O presidente argentino confia no capitalismo irrestrito como um meio para resolver a longa crise dessa economia periférica, e não vacilou diante desse experimento extremista

Faz um ano que o autoproclamado “anarcocapitalista” Javier Milei se tornou presidente da Argentina. Ele assumiu o poder em um país em que a inflação anual estava em 160%, mais de quatro em cada 10 pessoas estavam abaixo da linha da pobreza e o déficit comercial era de US$ 43 bilhões. Além disso, havia uma dívida assustadora de US$ 45 bilhões com o Fundo Monetário Internacional, além de US$ 10,6 bilhões a serem pagos ao credor multilateral e aos credores privados.

O governo peronista anterior falhou miseravelmente em entregar expansão econômica, uma moeda estável e inflação baixa. Ademais, também não conseguiu acabar com a pobreza e reduzir a desigualdade. A taxa oficial de pobreza da Argentina subiu para 40% no primeiro semestre de 2023. De acordo com dados disponíveis de desigualdade mundial, o 1% mais rico dos argentinos tinha 26% de toda a riqueza pessoal líquida, os 10% mais ricos tinham 59%, enquanto os 50% mais pobres tinham apenas 5%! Em termos de renda, o 1% mais rico obtinha 15%, os 10% mais ricos arrumavam 47% e os 50% mais pobres ficavam apenas com 14%.

O plano de Javier Milei era claro (pelo menos em sua própria mente de tecnocrata). Ele desmantelaria o setor estatal da Argentina; “liberaria” também os mercados de regulamentação para que as grandes empresas e os investidores estrangeiros pudessem obter lucros. Ele pretendia desvalorizar a moeda com o objetivo final de chegar à dolarização completa da economia argentina. Tudo isso porque confiava no capitalismo irrestrito como um meio para resolver a longa crise dessa economia periférica.

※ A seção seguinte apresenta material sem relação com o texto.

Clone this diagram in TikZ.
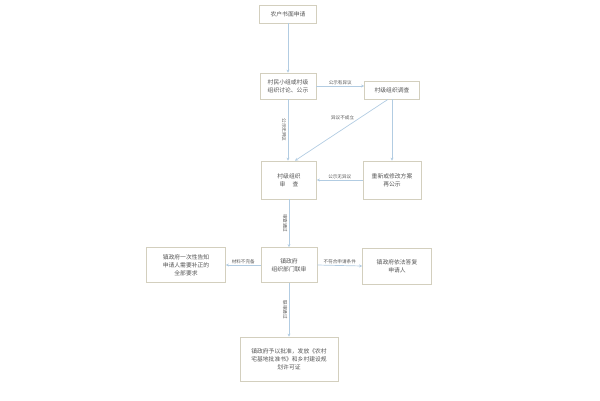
\documentclass[tikz,border=0pt]{standalone}
\usepackage{fontspec}
\setmainfont{Noto Sans CJK SC}
\usetikzlibrary{arrows.meta}
\definecolor{boxline}{HTML}{D3CFBE}
\definecolor{arrowline}{HTML}{B2CCE2}
\definecolor{txt}{HTML}{555555}
\tikzset{
  box/.style={draw=boxline,line width=0.7pt,fill=white,align=center,inner sep=1pt,text=txt,font=\fontsize{5.8}{8}\selectfont},
  flow/.style={draw=arrowline,line width=0.7pt,-{Stealth[length=3pt,width=3pt]}},
  lab/.style={font=\fontsize{4.6}{5.5}\selectfont,text=txt,inner sep=1pt},
  vlab/.style={lab,rotate=-90,anchor=north,inner sep=1.5pt}
}
\begin{document}
\begin{tikzpicture}[x=1pt,y=-1pt]
    \useasboundingbox (0,0) rectangle (600,400);
    \node[box,minimum width=57pt,minimum height=18pt] (apply) at (288,14) {农户书面申请};
    \node[box,minimum width=56pt,minimum height=26pt] (discuss) at (288,86) {村民小组或村级\\组织讨论、公示};
    \node[box,minimum width=55pt,minimum height=18pt] (survey) at (392,90) {村级组织调查};
    \node[box,minimum width=55pt,minimum height=38pt] (review) at (289,180) {村级组织\\审\quad\ 查};
    \node[box,minimum width=58pt,minimum height=38pt] (redo) at (392,180) {重新或修改方案\\再公示};
    \node[box,minimum width=56pt,minimum height=35pt] (joint) at (289,265) {镇政府\\组织部门联审};
    \node[box,minimum width=79pt,minimum height=35pt] (notify) at (186,265) {镇政府一次性告知\\申请人需要补正的\\全部要求};
    \node[box,minimum width=69pt,minimum height=36pt] (reply) at (397,266) {镇政府依法答复\\申请人};
    \node[box,minimum width=98pt,minimum height=44pt] (approve) at (289,359) {镇政府予以批准，发放《农村\\宅基地批准书》和乡村建设规\\划许可证};
    \draw[flow] (apply) -- (discuss);
    \draw[flow] (discuss.east) -- node[lab,above] {公示有异议} (survey.west |- discuss.east);
    \draw[flow] ([xshift=-4pt]survey.south) -- node[lab,above left,pos=0.35] {异议不成立} ([xshift=6pt]review.north);
    \draw[flow] (survey.south) -- (redo.north);
    \draw[flow] (discuss.south) -- node[vlab] {公示无异议} (review.north -| discuss.south);
    \draw[flow] (redo.west) -- node[lab,above] {公示无异议} (review.east);
    \draw[flow] (review.south) -- node[vlab] {审查通过} (joint.north);
    \draw[flow] (joint.west) -- node[lab,above] {材料不完备} (notify.east);
    \draw[flow] (joint.east) -- node[lab,above] {不符合申请条件} (reply.west);
    \draw[flow] (joint.south) -- node[vlab] {联审通过} (approve.north);
  \end{tikzpicture}
\end{document}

Javier Milei não vacilou diante desse experimento extremista: ele implementou uma política extremada de livre mercado e, assim, ele se diferenciou do keynesianismo reformista ou moderadamente intervencionista, o qual fora adotado pelas administrações anteriores.

Para tanto, ao assumir o poder, Javier Milei tomou uma série de medidas de austeridade, incluindo cortes de subsídios de energia e transporte, demissão de dezenas de milhares de funcionários públicos, congelamento de projetos de infraestrutura pública e imposição de congelamento de salários e pensões abaixo da inflação.

O resultado tem se mostrado brutal. A economia entrou em profunda recessão. O FMI prevê uma contração de 3,5% em 2024. Parece pouco, mas essa é a maior contração em qualquer uma das principais economias do G20 neste ano; ela só está sendo superada pelo Haiti, uma economia dominada por gângsteres, e pelo Sudão do Sul, que se encontra devastado pela guerra civil.

Javier Milei visa acabar com a hiperinflação que assola a economia argentina derrubando a produção e o consumo de modo deliberado; o seu objetivo é reduzir drasticamente os salários reais, abrindo espaço para a acumulação de capital. Ao cortar gastos do setor público, empregos e subsídios para os pobres, ele pretende aliviar também a carga tributária das empresas, o que potencialmente eleva lucratividade do capital. Ele espera que isso traga novos investimentos.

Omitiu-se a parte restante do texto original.